Mitchell’ın endişeleri, Bahamalar’ın başsavcısı Ryan Pinder tarafından da dile getirildi. Pinder, ülkesini ICJ sözlü duruşmalarında temsil ederken, duruşmalar başlamadan önce Guardian’a yaptığı açıklamada, karşıt görüşler duymayı beklediğini ifade ederek şunları söyledi:

“Sanayi ülkeleri, kendi devletlerinin istediklerini yapma hakkına sahip olduklarını savunacak ve bu amaçla sorumlu tutulmamaları gerektiğini öne sürecekler. İklim değişikliğinden en çok etkilenenler ise, yaklaşık 40 yıl önce verilen uyarı işaretlerini görmezden gelen ve oldukça açık olan bir şeyi ihmal eden ülkelerin bu krizi tetiklediğini, bu nedenle bir tür sorumluluk veya tazminat olması gerektiğini savunacaklar.”

Grenada gibi, Bahamalar da deniz seviyesi yükselmesi ve 2019’da tahminen 13 bin evin zarar gördüğü ve 76 binden fazla kişiyi etkileyen Dorian Kasırgası gibi iklim değişikliği kaynaklı aşırı hava olaylarının etkileriyle karşı karşıya. Pinder, ülkenin mevcut borcunun en az %40’ının iklim değişikliğiyle ilgili felaketlerin ardından yeniden inşa çalışmalarına atfedilebileceğini söyledi.
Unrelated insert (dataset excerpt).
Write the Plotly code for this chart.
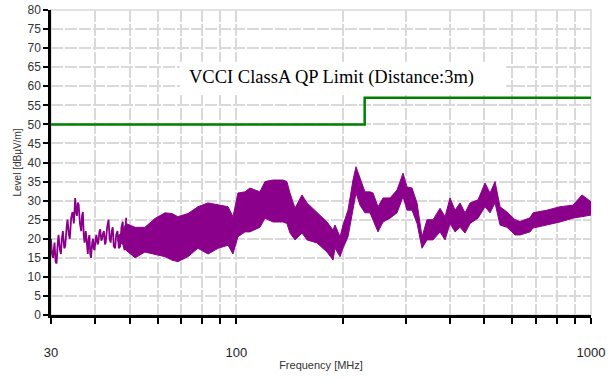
import math
import plotly.graph_objects as go

# Low-frequency part: spiky single trace (MHz, dBuV/m)
spiky_freq = [30, 30.2, 30.4, 30.7, 30.9, 31.1, 31.3, 31.5, 31.8, 32.0, 32.2, 32.4, 32.7,
              32.9, 33.2, 33.4, 33.7, 33.9, 34.2, 34.5, 34.8, 35.1, 35.3, 35.5, 35.7, 35.9,
              36.2, 36.5, 36.7, 36.9, 37.1, 37.3, 37.6, 37.9, 38.1, 38.3, 38.5, 38.7, 38.9,
              39.2, 39.4, 39.6, 39.8, 40.1, 40.3, 40.6, 40.8, 41.1, 41.3, 41.6, 41.8, 42.1,
              42.3, 42.6, 42.8, 43.2, 43.6, 43.9, 44.2, 44.5, 44.8, 45.1, 45.5, 45.8, 46.2,
              46.6, 47.0, 47.4, 47.8, 48.1, 48.4, 48.7, 48.9]
spiky_level = [20, 16, 15, 19, 14, 13.5, 18, 21, 17, 16, 20, 22, 17.5,
               18, 23, 25, 21, 20, 25.5, 27, 24, 30.7, 27, 26, 29.5, 29,
               24, 22, 26, 27, 21, 19, 22, 17, 16, 20, 21, 16, 15,
               19, 20, 17.5, 17, 20, 21, 18.5, 19, 22, 22.5, 19.5, 20, 21.5,
               22, 18.5, 19, 23, 25, 20, 19, 22, 23, 18, 17.5, 21, 22,
               17.5, 18, 23, 24.5, 18, 17, 23, 25.5]

# Dense part: envelope (upper / lower)
freq_mhz = [46.2, 47.8, 48.8, 51.8, 55.2, 58.9, 62.9, 65.8, 68.4, 73.0, 77.9, 83.2, 88.8,
            94.7, 97.8, 101.0, 105.7, 109.2, 116.5, 120.4, 126.8, 135.3, 138.8, 141.6,
            146.3, 153.1, 158.2, 168.8, 180.1, 187.3, 189.7, 196.0, 199.8, 206.4, 213.2,
            217.4, 223.1, 230.4, 238.1, 242.8, 250.8, 259.1, 271.2, 283.8, 295.0, 302.8,
            312.8, 323.1, 333.8, 344.8, 358.5, 375.2, 387.6, 400.4, 413.6, 427.2, 441.3,
            455.9, 480.1, 502.5, 519.1, 536.2, 553.9, 579.6, 610.5, 630.6, 673.0, 686.2,
            751.4, 817.8, 889.8, 943.3, 1000]
level_upper = [20.5, 22, 24, 23, 23, 25.3, 26.8, 26.6, 25.8, 26.6, 28.4, 29.4, 28.9,
               28.4, 25.8, 32, 32.3, 33.3, 32.3, 35, 35.4, 35.4, 35, 32,
               28, 31.5, 29.4, 26.8, 24.4, 22.3, 23.6, 20.5, 23.6, 27.5, 35.4,
               38.9, 35.9, 32.3, 32.3, 32, 28.4, 30.7, 30.7, 32.8, 37.2, 33.6,
               33.3, 29.4, 20.5, 25, 25, 28, 25.8, 30.7, 27.5, 29.4, 26.8,
               29.4, 30.2, 34.6, 32, 35, 28.4, 27, 25, 24.5, 25.5, 26.8,
               27.5, 28.4, 28.8, 31.5, 29.7]
level_lower = [19.5, 18.5, 17, 15, 16.5, 16, 15.3, 14.4, 14, 15.3, 17.5, 16, 17.5,
               18.3, 16, 20.5, 21.8, 21.8, 23, 25.4, 24.4, 24.4, 24, 21.5,
               19.7, 21.5, 19.7, 18.9, 16.5, 14.4, 17.5, 15.3, 17.5, 20.5, 28.4,
               32, 28.8, 26.8, 26.8, 25, 21.8, 24.4, 25.4, 26.8, 31, 27.5,
               27.5, 24, 17.5, 19.7, 19.7, 21.8, 19.7, 24, 21.8, 23, 21.5,
               24, 25.4, 28.4, 26.8, 29.4, 23.6, 23, 21, 21, 21.8, 22.8,
               23.6, 24.4, 25.4, 25.8, 26.2]

limit_freq = [30, 230, 230, 1000]
limit_level = [50, 50, 57, 57]

x_tickvals = [30, 40, 50, 60, 70, 80, 90, 100, 200, 300, 400, 500, 600, 700, 800, 900, 1000]
x_ticktext = ["30", "", "", "", "", "", "", "100", "", "", "", "", "", "", "", "", "1000"]

limit_label = "VCCI ClassA QP Limit (Distance:3m)"

purple = "#8B008B"
green = "#008000"

fig = go.Figure()
fig.add_trace(go.Scatter(x=spiky_freq, y=spiky_level, mode="lines",
                         line=dict(color=purple, width=1.8), showlegend=False))
fig.add_trace(go.Scatter(x=freq_mhz, y=level_lower, mode="lines",
                         line=dict(color=purple, width=1), showlegend=False, hoverinfo="skip"))
fig.add_trace(go.Scatter(x=freq_mhz, y=level_upper, mode="lines", fill="tonexty",
                         fillcolor=purple, line=dict(color=purple, width=1), showlegend=False))
fig.add_trace(go.Scatter(x=limit_freq, y=limit_level, mode="lines",
                         line=dict(color=green, width=2.5), showlegend=False))

# white label box
fig.add_shape(type="rect", x0=69.3, x1=576, y0=57.7, y1=66.4, xref="x", yref="y",
              fillcolor="white", line=dict(width=0), layer="between")
fig.add_annotation(x=math.log10(72.5), y=62.2, xref="x", yref="y", text=limit_label,
                   showarrow=False, xanchor="left", yanchor="middle",
                   font=dict(family="Liberation Serif, Times New Roman, serif", size=18.5,
                             color="black"))
# light frame top/right
fig.add_shape(type="rect", x0=0, x1=1, y0=0, y1=1, xref="paper", yref="paper",
              line=dict(color="#d9d9d9", width=1.5), layer="below")

fig.update_layout(
    width=614, height=380,
    margin=dict(l=51, r=23, t=10, b=65),
    paper_bgcolor="white", plot_bgcolor="white",
    font=dict(family="Liberation Sans, Arial, sans-serif", color="#333333"),
    xaxis=dict(type="log", range=[math.log10(30), 3.0], tickvals=x_tickvals,
               ticktext=x_ticktext, automargin=False,
               ticks="outside", ticklen=6, tickwidth=2, tickcolor="black",
               showline=True, linecolor="black", linewidth=2.5,
               showgrid=True, gridcolor="#d9d9d9", gridwidth=1.5, griddash="12px,2px",
               ticklabelstandoff=18, tickfont=dict(size=13, color="#222222"),
               title=dict(text="Frequency [MHz]", font=dict(size=11, color="#333333"),
                          standoff=2),
               zeroline=False),
    yaxis=dict(range=[0, 80], tickmode="array", tickvals=list(range(0, 81, 5)),
               automargin=False,
               ticks="outside", ticklen=5, tickwidth=2, tickcolor="black",
               showline=True, linecolor="black", linewidth=2.5,
               showgrid=True, gridcolor="#d9d9d9", gridwidth=1.5, griddash="12px,2px",
               tickfont=dict(size=12, color="#333333"),
               title=dict(text="Level [dBµV/m]", font=dict(size=10, color="#333333"),
                          standoff=4),
               zeroline=False),
)

fig.write_html("out.html", config={"displayModeBar": False},
               post_script="document.body.style.margin='0px';")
Yaşanan krizin birçok ülke ve kendi halkları için ölüm kalım meselesi olduğunu vurgulayarak, okyanus sıcaklıklarının artması nedeniyle azalan balık stokları örneğini verdi ve bu durumun, ülkenin önemli balıkçılık endüstrisini yok ettiğini belirtti.
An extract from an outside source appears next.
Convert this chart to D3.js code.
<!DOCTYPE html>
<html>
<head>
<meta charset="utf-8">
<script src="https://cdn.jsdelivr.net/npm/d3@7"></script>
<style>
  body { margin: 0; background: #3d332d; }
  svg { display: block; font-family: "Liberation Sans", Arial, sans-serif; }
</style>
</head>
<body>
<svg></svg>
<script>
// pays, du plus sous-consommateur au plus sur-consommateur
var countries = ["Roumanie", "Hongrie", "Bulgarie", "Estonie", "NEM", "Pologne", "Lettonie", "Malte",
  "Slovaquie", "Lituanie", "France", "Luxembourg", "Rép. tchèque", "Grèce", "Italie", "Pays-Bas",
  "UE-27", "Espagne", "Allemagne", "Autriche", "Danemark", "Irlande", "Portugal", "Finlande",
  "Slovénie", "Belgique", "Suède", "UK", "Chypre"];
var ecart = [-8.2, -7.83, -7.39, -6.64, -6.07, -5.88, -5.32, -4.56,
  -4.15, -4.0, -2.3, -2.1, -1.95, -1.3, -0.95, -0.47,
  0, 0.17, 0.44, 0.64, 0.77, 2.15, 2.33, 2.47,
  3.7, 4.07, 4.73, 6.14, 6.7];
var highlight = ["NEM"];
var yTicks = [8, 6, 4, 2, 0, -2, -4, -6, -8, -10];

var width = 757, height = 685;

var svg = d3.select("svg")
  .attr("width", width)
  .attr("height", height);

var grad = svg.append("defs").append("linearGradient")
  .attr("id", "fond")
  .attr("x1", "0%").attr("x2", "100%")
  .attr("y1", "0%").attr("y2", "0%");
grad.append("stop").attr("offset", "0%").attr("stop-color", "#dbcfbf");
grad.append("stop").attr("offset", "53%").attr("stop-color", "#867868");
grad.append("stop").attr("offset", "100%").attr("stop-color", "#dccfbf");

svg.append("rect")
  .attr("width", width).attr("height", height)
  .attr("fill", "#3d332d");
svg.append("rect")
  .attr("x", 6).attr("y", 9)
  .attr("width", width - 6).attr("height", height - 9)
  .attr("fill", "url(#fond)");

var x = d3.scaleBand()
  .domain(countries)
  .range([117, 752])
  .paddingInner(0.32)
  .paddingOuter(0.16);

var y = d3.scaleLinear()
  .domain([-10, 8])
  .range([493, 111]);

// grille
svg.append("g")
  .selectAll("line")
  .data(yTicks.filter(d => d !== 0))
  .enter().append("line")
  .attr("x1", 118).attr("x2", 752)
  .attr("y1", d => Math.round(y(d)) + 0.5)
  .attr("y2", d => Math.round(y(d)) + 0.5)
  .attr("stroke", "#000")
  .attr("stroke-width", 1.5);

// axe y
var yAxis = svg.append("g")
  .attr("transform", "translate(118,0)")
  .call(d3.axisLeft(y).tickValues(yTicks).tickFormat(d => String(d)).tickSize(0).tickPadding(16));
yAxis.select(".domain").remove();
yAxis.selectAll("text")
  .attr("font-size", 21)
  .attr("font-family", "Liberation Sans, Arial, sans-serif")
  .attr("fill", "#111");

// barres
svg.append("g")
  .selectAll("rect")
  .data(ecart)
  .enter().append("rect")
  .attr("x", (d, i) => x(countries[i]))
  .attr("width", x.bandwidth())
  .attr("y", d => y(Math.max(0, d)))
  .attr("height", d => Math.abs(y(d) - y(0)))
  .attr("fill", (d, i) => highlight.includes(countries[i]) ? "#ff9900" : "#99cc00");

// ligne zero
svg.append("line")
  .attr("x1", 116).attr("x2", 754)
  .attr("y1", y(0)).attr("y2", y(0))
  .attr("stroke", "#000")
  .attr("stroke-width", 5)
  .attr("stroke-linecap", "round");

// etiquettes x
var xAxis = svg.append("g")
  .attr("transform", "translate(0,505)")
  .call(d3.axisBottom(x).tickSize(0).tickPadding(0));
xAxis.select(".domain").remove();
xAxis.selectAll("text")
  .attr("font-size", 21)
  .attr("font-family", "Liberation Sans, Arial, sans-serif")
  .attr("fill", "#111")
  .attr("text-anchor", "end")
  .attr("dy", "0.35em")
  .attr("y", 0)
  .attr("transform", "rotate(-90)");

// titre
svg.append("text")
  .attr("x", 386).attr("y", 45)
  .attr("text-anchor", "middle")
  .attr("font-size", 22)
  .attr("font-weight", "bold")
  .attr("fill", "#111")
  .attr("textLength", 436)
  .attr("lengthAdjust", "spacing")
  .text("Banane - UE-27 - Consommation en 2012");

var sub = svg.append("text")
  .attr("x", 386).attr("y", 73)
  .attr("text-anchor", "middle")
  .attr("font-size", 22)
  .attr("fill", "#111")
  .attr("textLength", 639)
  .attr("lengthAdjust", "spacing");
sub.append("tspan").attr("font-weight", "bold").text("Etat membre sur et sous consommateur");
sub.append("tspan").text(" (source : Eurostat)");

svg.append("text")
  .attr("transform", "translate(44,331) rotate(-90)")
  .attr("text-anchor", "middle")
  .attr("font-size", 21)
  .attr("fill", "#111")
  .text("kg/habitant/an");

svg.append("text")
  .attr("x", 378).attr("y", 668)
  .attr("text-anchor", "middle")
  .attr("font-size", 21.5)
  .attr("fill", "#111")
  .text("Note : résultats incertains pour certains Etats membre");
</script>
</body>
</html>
Pinder, kayıp ve zarar talepleri için yasal bir dayanak sağlamanın Bahamalar gibi ülkeler için ciddi sonuçları olduğunu de ifade ederek, “Bu konuda hukuk açısından haklı olduğumuza inanıyoruz. Ve ICJ’deki yargıçların bu inancı bizim için yeniden doğrulayacaklarına kesinlikle güveniyoruz” dedi.